The Databricks Certification Structure
Databricks organizes its credentials by job role rather than specific software products. The tracks cover Data Engineering, Data Analysis, Machine Learning, and Generative AI. The program uses two main difficulty tiers: Associate and Professional. Associate exams target practitioners with at least six months of hands-on experience, testing foundational tasks and basic pipeline construction. Professional exams expect advanced architectural knowledge, requiring candidates to design secure, scalable systems and troubleshoot complex production issues.
Data Engineering Credentials
Data engineering forms the core of the Databricks ecosystem. Most candidates begin their credential path with the Certified Data Engineer Associate. This exam runs 90 minutes and contains 45 multiple-choice questions. It tests your ability to build multi-hop architecture ETL (extract, transform, load) pipelines using Apache Spark SQL and Python. You must demonstrate competence with Delta Lake, the open-source storage layer that brings ACID transactions to data lakes. The exam also covers basic production deployment using Databricks Workflows, incremental data processing with Auto Loader, and workspace architecture.
Engineers who design and maintain large-scale data systems move on to the Certified Data Engineer Professional. This 120-minute, 60-question exam shifts the focus from basic pipeline creation to enterprise-grade data management. It tests data modeling, governance, security, and performance tuning. Candidates must know how to monitor and log production pipelines, deploy code safely, and manage access controls across complex organizational structures. The Professional exam expects you to understand the nuances of the platform well enough to minimize compute costs while meeting strict data delivery service-level agreements.
Core Apache Spark Skills
Because Databricks was built by the creators of Apache Spark, the open-source distributed computing framework remains central to the platform. The Certified Associate Developer for Apache Spark certification validates your understanding of Spark architecture and the Spark DataFrame API.
This exam requires you to complete data manipulation tasks like selecting, filtering, grouping, and joining dataframes. You must also understand the underlying mechanics of Spark, including execution modes, fault tolerance, lazy evaluation, garbage collection, and the physical execution hierarchy. The exam tests your ability to troubleshoot performance bottlenecks, such as data spilling and skewed partitions. Unlike the Data Engineer exams, which focus heavily on the Databricks workspace and Delta Lake, this developer credential zeroes in on core Spark capabilities. Passing this exam proves you can write efficient distributed data processing code, regardless of the underlying cloud environment.

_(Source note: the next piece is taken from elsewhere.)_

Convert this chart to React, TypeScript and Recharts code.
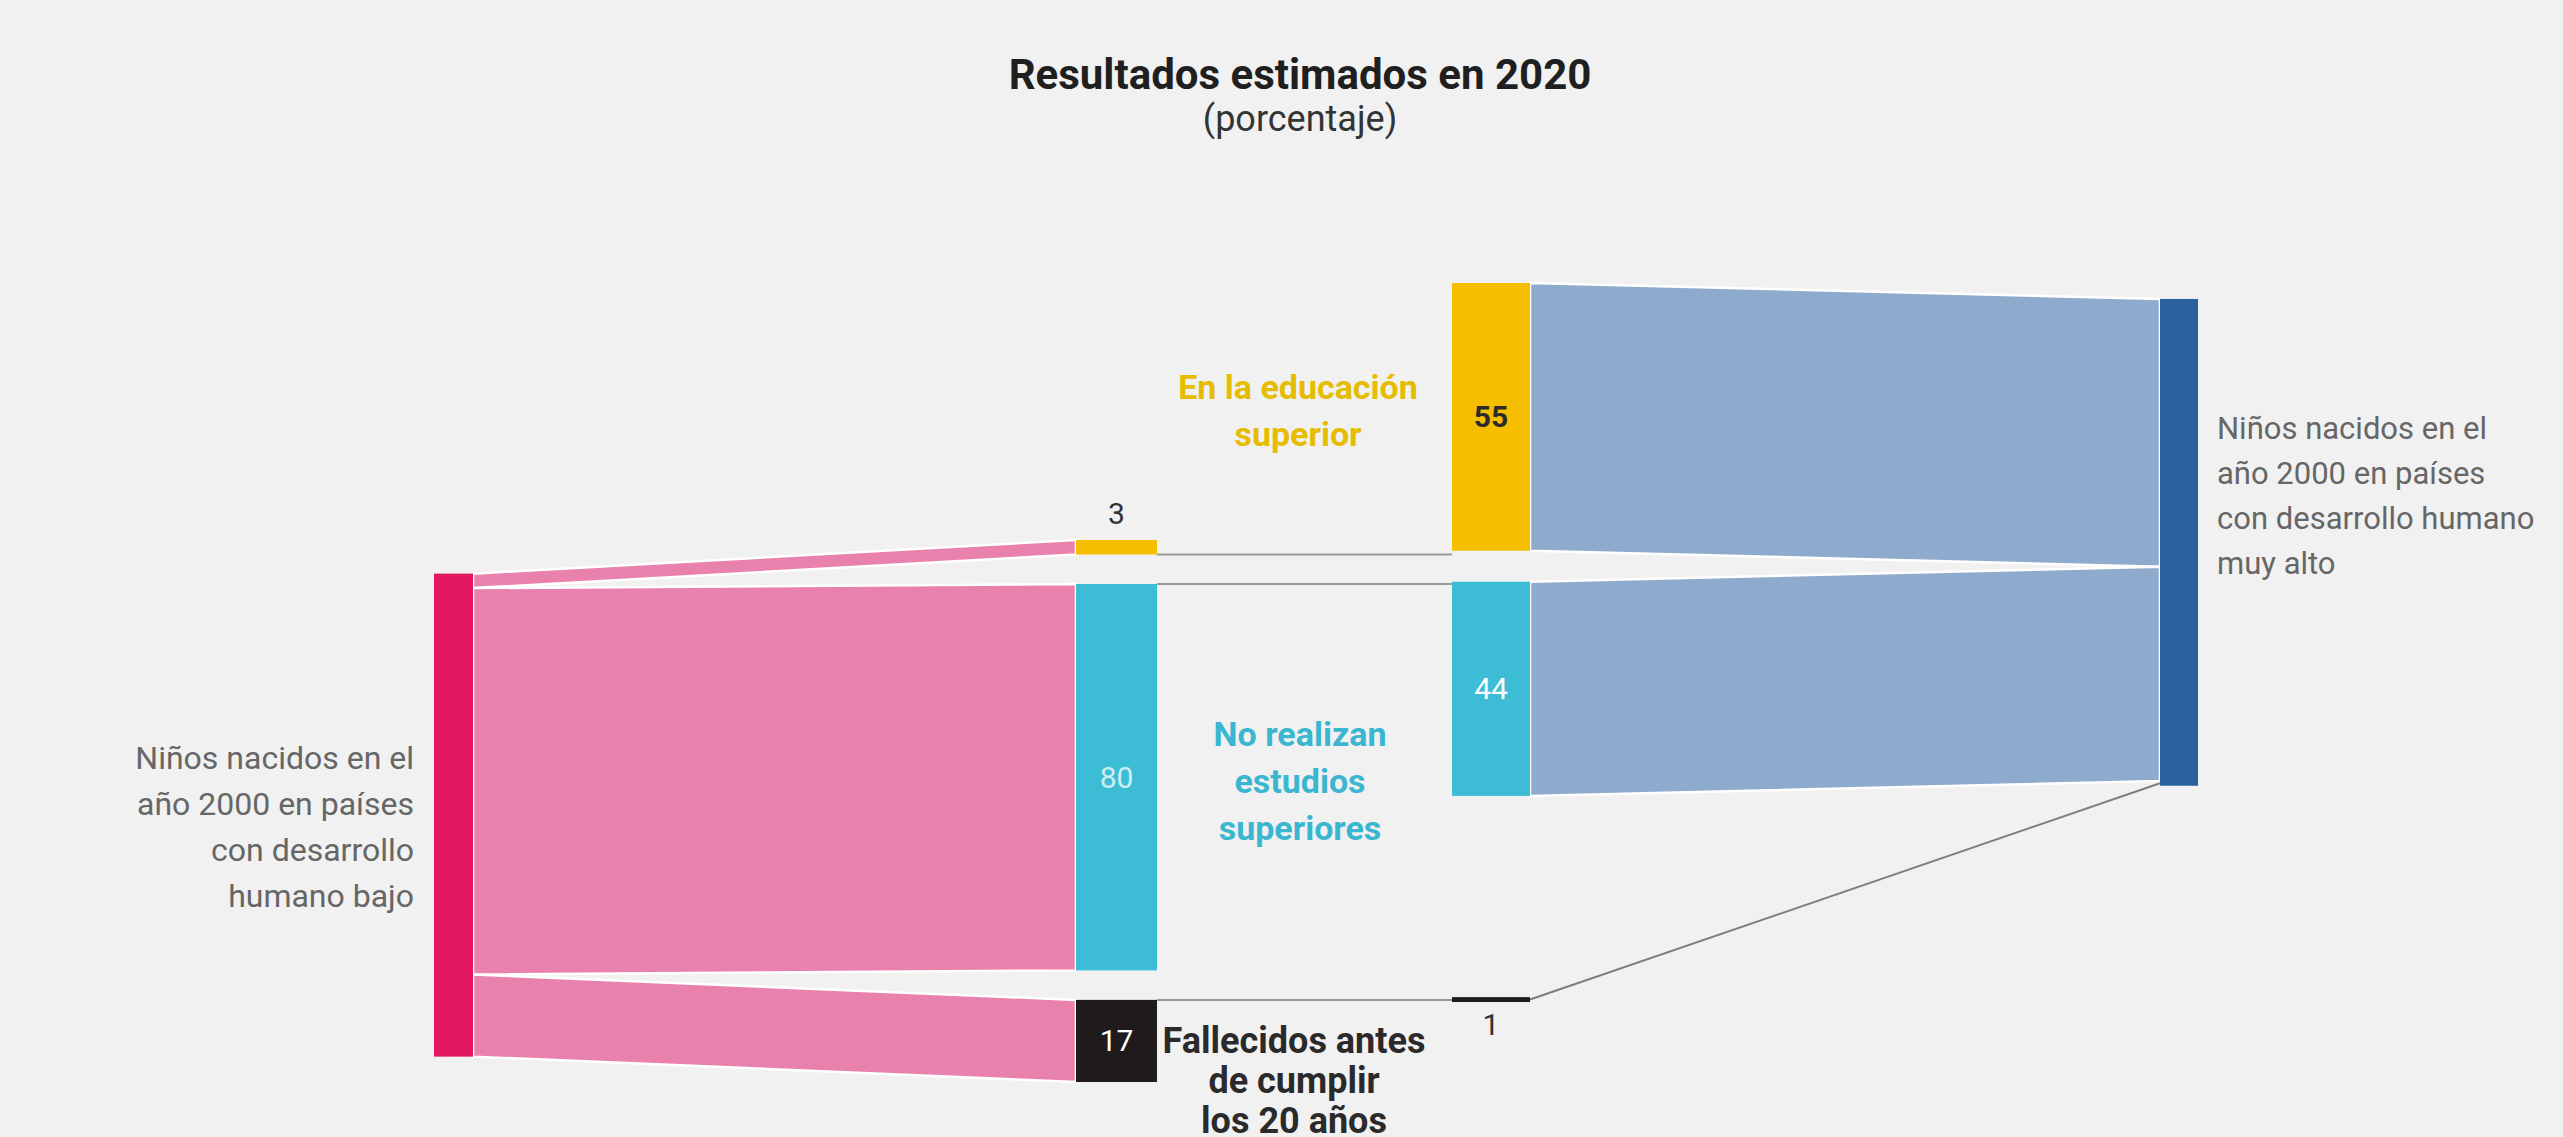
import React from "react";
import { Sankey } from "recharts";

// categories
const OUTCOMES = [
  "En la educación superior",
  "No realizan estudios superiores",
  "Fallecidos antes de cumplir los 20 años",
];
const LOW_HDI = "Niños nacidos en el año 2000 en países con desarrollo humano bajo";
const VERY_HIGH_HDI = "Niños nacidos en el año 2000 en países con desarrollo humano muy alto";

// values (porcentaje)
const LOW_HDI_SHARES = [3, 80, 17];
const VERY_HIGH_HDI_SHARES = [55, 44, 1];

// text
const TITLE = "Resultados estimados en 2020";
const SUBTITLE = "(porcentaje)";
const LOW_LABEL_LINES = ["Niños nacidos en el", "año 2000 en países", "con desarrollo", "humano bajo"];
const HIGH_LABEL_LINES = ["Niños nacidos en el", "año 2000 en países", "con desarrollo humano", "muy alto"];
const OUTCOME_LABEL_LINES = [
  ["En la educación", "superior"],
  ["No realizan", "estudios", "superiores"],
  ["Fallecidos antes", "de cumplir", "los 20 años"],
];

// styles
const FONT = 'Roboto, "Liberation Sans", sans-serif';
const OUTCOME_COLORS = ["#F5BF00", "#3DBCD6", "#1F1B1C"];
const OUTCOME_TEXT = ["#E6BC00", "#3AB6D0", "#2A2A2A"];
const LOW_NODE = "#E2175F";
const LOW_LINK = "#E882AC";
const HIGH_NODE = "#2A62A0";
const HIGH_LINK = "#8EAACD";
const BG = "#F1F1F1";

// layout
const GAP_W = 295; // space between the two middle columns
const SPACER = "__spacer";
const SPACER_SINK = "__spacer_sink";
const SPACER_VALUE = 28.6; // keeps the 1% block level with the 17% block

const lowData = {
  nodes: [{ name: LOW_HDI }, ...OUTCOMES.map((name) => ({ name }))],
  links: LOW_HDI_SHARES.map((value, i) => ({ source: 0, target: i + 1, value })),
};

const highData = {
  nodes: [
    { name: OUTCOMES[0] },
    { name: OUTCOMES[1] },
    { name: SPACER },
    { name: OUTCOMES[2] },
    { name: VERY_HIGH_HDI },
    { name: SPACER_SINK },
  ],
  links: [
    ...VERY_HIGH_HDI_SHARES.map((value, i) => ({ source: i < 2 ? i : 3, target: 4, value })),
    { source: 2, target: 5, value: SPACER_VALUE },
  ],
};

const valueText = (x: number, y: number, v: number, fill: string, bold = false) => (
  <text
    x={x}
    y={y}
    dy="0.35em"
    textAnchor="middle"
    fill={fill}
    fontFamily={FONT}
    fontSize={30}
    fontWeight={bold ? 700 : 400}
  >
    {v}
  </text>
);

const LowNode = (props: any) => {
  const { x, y, width, height, payload } = props;
  if (payload.name === LOW_HDI) {
    return <rect x={x + width - 39} y={y} width={39} height={height} fill={LOW_NODE} />;
  }
  const i = OUTCOMES.indexOf(payload.name);
  const lineY = i === 0 ? y + height : y;
  const small = height < 30;
  return (
    <g>
      <line x1={x + width} x2={x + width + GAP_W} y1={lineY} y2={lineY} stroke="#9a9a9a" strokeWidth={2} />
      <rect x={x} y={y} width={width} height={height} fill={OUTCOME_COLORS[i]} />
      {small
        ? valueText(x + width / 2, y - 27, payload.value, "#333")
        : valueText(x + width / 2, y + height / 2, payload.value, i === 1 ? "rgba(255,255,255,0.75)" : "#fff")}
    </g>
  );
};

const HighNode = (props: any) => {
  const { x, y, width, height, payload } = props;
  if (payload.name === SPACER || payload.name === SPACER_SINK) return <g />;
  if (payload.name === VERY_HIGH_HDI) {
    return <rect x={x} y={y} width={38} height={height} fill={HIGH_NODE} />;
  }
  const i = OUTCOMES.indexOf(payload.name);
  const small = height < 30;
  return (
    <g>
      <rect x={x} y={y} width={width} height={height} fill={OUTCOME_COLORS[i]} />
      {small
        ? valueText(x + width / 2, y + height + 22, payload.value, "#333")
        : valueText(x + width / 2, y + height / 2, payload.value, i === 0 ? "#2b2b2b" : "#fff", i === 0)}
    </g>
  );
};

const makeLink = (fill: string) => (props: any) => {
  const { sourceX, targetX, sourceY, targetY, linkWidth, payload } = props;
  if (payload.target.name === SPACER_SINK) return <g />;
  if (linkWidth < 8) {
    return <line x1={sourceX} y1={sourceY} x2={targetX} y2={targetY} stroke="#7d7d7d" strokeWidth={2} />;
  }
  const h = linkWidth / 2;
  const pts = `${sourceX},${sourceY - h} ${targetX},${targetY - h} ${targetX},${targetY + h} ${sourceX},${sourceY + h}`;
  return <polygon points={pts} fill={fill} stroke="#ffffff" strokeWidth={2.5} />;
};

const LowLink = makeLink(LOW_LINK);
const HighLink = makeLink(HIGH_LINK);

const lines = (
  rows: string[],
  x: number,
  y0: number,
  step: number,
  anchor: "start" | "middle" | "end",
  fill: string,
  size: number,
  weight: number
) =>
  rows.map((r, i) => (
    <text
      key={i}
      x={x}
      y={y0 + i * step}
      dy="0.35em"
      textAnchor={anchor}
      fill={fill}
      fontFamily={FONT}
      fontSize={size}
      fontWeight={weight}
    >
      {r}
    </text>
  ));

export default function App() {
  return (
    <div style={{ position: "absolute", left: 0, top: 0, width: 2563, height: 1137, background: BG, overflow: "hidden" }}>
      <div style={{ position: "absolute", left: 0, top: 0 }}>
        <Sankey
          width={1452}
          height={1137}
          data={lowData}
          nodeWidth={81}
          nodePadding={29.5}
          sort={false}
          iterations={32}
          margin={{ left: 392, right: GAP_W, top: 540, bottom: 55 }}
          node={LowNode}
          link={LowLink}
        />
      </div>
      <div style={{ position: "absolute", left: 1452, top: 0 }}>
        <Sankey
          width={1111}
          height={1137}
          data={highData}
          nodeWidth={78}
          nodePadding={31}
          sort={false}
          iterations={32}
          margin={{ left: 0, right: 325, top: 283, bottom: 135 }}
          node={HighNode}
          link={HighLink}
        />
      </div>
      <svg
        width={2563}
        height={1137}
        style={{ position: "absolute", left: 0, top: 0, pointerEvents: "none" }}
      >
        <text x={1300} y={74} dy="0.35em" textAnchor="middle" fontFamily={FONT} fontSize={42} fontWeight={700} fill="#1f1f1f">
          {TITLE}
        </text>
        <text x={1300} y={118} dy="0.35em" textAnchor="middle" fontFamily={FONT} fontSize={36} fill="#333">
          {SUBTITLE}
        </text>
        {lines(LOW_LABEL_LINES, 414, 758, 46, "end", "#666", 32, 400)}
        {lines(HIGH_LABEL_LINES, 2217, 428, 45, "start", "#666", 31, 400)}
        {lines(OUTCOME_LABEL_LINES[0], 1298, 387, 47, "middle", OUTCOME_TEXT[0], 34, 700)}
        {lines(OUTCOME_LABEL_LINES[1], 1300, 734, 47, "middle", OUTCOME_TEXT[1], 34, 700)}
        {lines(OUTCOME_LABEL_LINES[2], 1294, 1040, 40, "middle", OUTCOME_TEXT[2], 36, 700)}
      </svg>
    </div>
  );
}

Adapting to Machine Learning and AI
Databricks positions itself as a data intelligence platform, and its certification roster reflects a heavy investment in artificial intelligence. The vendor acquired MosaicML and has steadily integrated generative AI tools into its workspace, creating specialized credentials for data scientists and developers.
For professionals working with newer AI architectures, the Certified Generative AI Engineer Associate validates skills in building applications with large language models. This includes implementing retrieval-augmented generation (RAG) systems, managing vector databases, and fine-tuning foundational models. As enterprises move beyond basic data analytics into AI application development, these credentials signal to hiring managers that you understand how to operationalize machine learning on a massive scale.
Career Value in the Modern Data Stack
Databricks certifications hold distinct weight in the job market because the platform bridges the gap between raw data storage and complex AI workloads. Companies migrating away from legacy on-premises Hadoop clusters or rigid enterprise data warehouses often adopt the lakehouse model.
When employers post roles for data engineers or machine learning operations specialists, Databricks experience frequently appears as a strict requirement. A Databricks certification proves you understand distributed computing paradigms. It shows you know how to process data in batches and streams, and that you can work within a modern, cloud-agnostic data environment.
Databricks delivers its exams through online proctoring or at physical testing centers. The tests consist entirely of multiple-choice and multiple-response questions, with passing scores set at 70 percent. Candidates are not permitted to use external resources or reference materials during the test. Databricks certifications remain valid for two years from the date you pass. To maintain your credential status, you must pass the current version of the exam before your active certification expires.